Oleh: Bantors Sihombing
Tahun 2008, saya bergabung dengan Media Indonesia, satu grup dengan MetroTv, milik Surya Paloh. Di sini saya bertemu orang-orang hebat dalam jurnalistik, seperti Elman Saragih, Saur Hutabarat dan Usman Kansong (seniorku di Fisip USU). Pengalaman yang selalu kuingat, tahun 2008, ditugaskan meliput PON XVII di Kalimantan Timur, secara khusus venue di Tarakan, yang sekarang menjadi Provinsi Kalimantan Utara.
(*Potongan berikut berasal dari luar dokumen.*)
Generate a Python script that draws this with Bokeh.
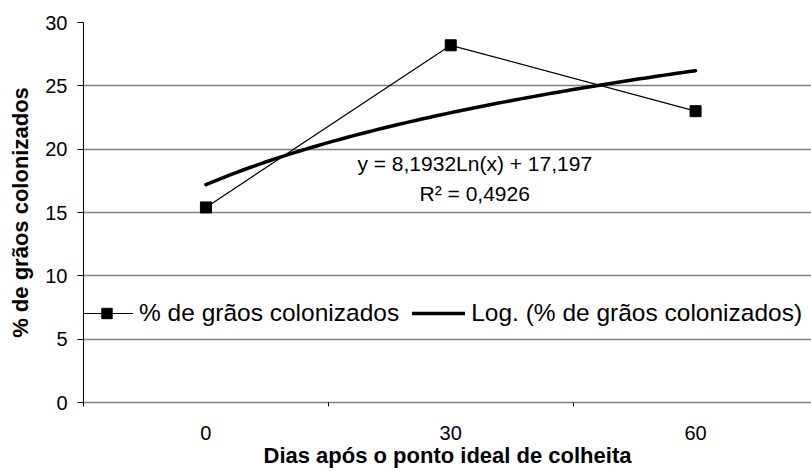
import numpy as np
from bokeh.plotting import figure
from bokeh.models import Range1d, FixedTicker, Legend, LegendItem, Label
from bokeh.embed import file_html
from bokeh.resources import INLINE

# ---- data ----
days = ["0", "30", "60"]
colonized = [15.4, 28.2, 23.0]
y_ticks = [0, 5, 10, 15, 20, 25, 30]
trend_coef = 8.1932      # from the equation printed on the chart
trend_const = 17.197
eq_text = "y = 8,1932Ln(x) + 17,197"
r2_text = "R² = 0,4926"
x_title = "Dias após o ponto ideal de colheita"
y_title = "% de grãos colonizados"
series_name = "% de grãos colonizados"
trend_name = "Log. (% de grãos colonizados)"

FONT = "Liberation Sans"

positions = list(range(1, len(days) + 1))
trend_x = np.linspace(positions[0], positions[-1], 80)
trend_y = trend_coef * np.log(trend_x) + trend_const

p = figure(width=811, height=471, output_backend="svg", toolbar_location=None,
           x_range=Range1d(0.5, 3.4735), y_range=Range1d(0, 30),
           min_border_left=83, min_border_top=22, min_border_right=0,
           min_border_bottom=69)
p.outline_line_color = None
p.background_fill_color = "white"

# grid
p.xgrid.visible = False
p.ygrid.ticker = FixedTicker(ticks=y_ticks)
p.ygrid.grid_line_color = "#808080"
p.ygrid.grid_line_width = 1.5

# y axis
p.yaxis.ticker = FixedTicker(ticks=y_ticks)
p.yaxis.axis_line_color = "black"
p.yaxis.major_tick_line_color = "black"
p.yaxis.major_tick_out = 6
p.yaxis.major_tick_in = 0
p.yaxis.minor_tick_line_color = None
p.yaxis.major_label_standoff = 10
p.yaxis.major_label_text_font = FONT
p.yaxis.major_label_text_font_size = "20px"
p.yaxis.major_label_text_color = "black"
p.yaxis.axis_label = y_title
p.yaxis.axis_label_text_font = FONT
p.yaxis.axis_label_text_font_size = "22px"
p.yaxis.axis_label_text_font_style = "bold"
p.yaxis.axis_label_text_color = "black"
p.yaxis.axis_label_standoff = 9

# x axis
p.xaxis.ticker = FixedTicker(ticks=positions,
                             minor_ticks=[i + 0.5 for i in range(0, len(days) + 1)])
p.xaxis.major_label_overrides = {pos: d for pos, d in zip(positions, days)}
p.xaxis.axis_line_color = "#808080"
p.xaxis.axis_line_width = 1.5
p.xaxis.major_tick_line_color = None
p.xaxis.major_tick_out = 0
p.xaxis.major_tick_in = 0
p.xaxis.minor_tick_line_color = "black"
p.xaxis.minor_tick_out = 4
p.xaxis.minor_tick_in = 0
p.xaxis.major_label_standoff = 19
p.xaxis.major_label_text_font = FONT
p.xaxis.major_label_text_font_size = "20px"
p.xaxis.major_label_text_color = "black"
p.xaxis.axis_label = x_title
p.xaxis.axis_label_text_font = FONT
p.xaxis.axis_label_text_font_size = "22px"
p.xaxis.axis_label_text_font_style = "bold"
p.xaxis.axis_label_text_color = "black"
p.xaxis.axis_label_standoff = 0

# series
r_trend = p.line(trend_x, trend_y, line_color="black", line_width=3.5, line_cap="round")
r_line = p.line(positions, colonized, line_color="black", line_width=1.2)
r_pts = p.scatter(positions, colonized, marker="square", size=11,
                  fill_color="black", line_color="black")

# equation
eq_x = 2.098
p.add_layout(Label(x=eq_x, y=18.87, text=eq_text, text_align="center",
                   text_baseline="middle", text_font=FONT, text_font_size="21px",
                   text_color="black"))
p.add_layout(Label(x=eq_x, y=16.5, text=r2_text, text_align="center",
                   text_baseline="middle", text_font=FONT, text_font_size="21px",
                   text_color="black"))

legend = Legend(items=[LegendItem(label=series_name, renderers=[r_line, r_pts]),
                       LegendItem(label=trend_name, renderers=[r_trend])],
                orientation="horizontal", location=(-3, 75), padding=0, margin=0,
                spacing=13, label_standoff=6, glyph_width=53, glyph_height=26,
                label_text_font=FONT, label_text_font_size="24.5px",
                label_text_color="black",
                background_fill_alpha=0, border_line_alpha=0)
p.add_layout(legend)

open("out.html", "w").write(file_html(p, INLINE))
Terus terang, sebelumnya tak pernah memiliki pengalaman meliput kegiatan olahraga. Sejak menjadi wartawan tahun 2000, saya awalnya berpos di kepolisian, kemudian pendidikan, dan ekonomi. Mungkin karena memang diriku tidak "ahli" dan hobi dalam satupun jenis olahraga.
Apalagi, cabor (cabang olahraga) yang dipusatkan di Tarakan, yang relatif "tenang". Tak ada sentuhan langsung antar tim, dan sepi yel-yel. Keadaan memaksaku untuk belajar menulis pertandingan catur, biliar, bridge, terjun payung, dan aeromodelling. Untung bisa menulis yang ringan-ringan dan feature, membuat laporanku menjadi bervariasi.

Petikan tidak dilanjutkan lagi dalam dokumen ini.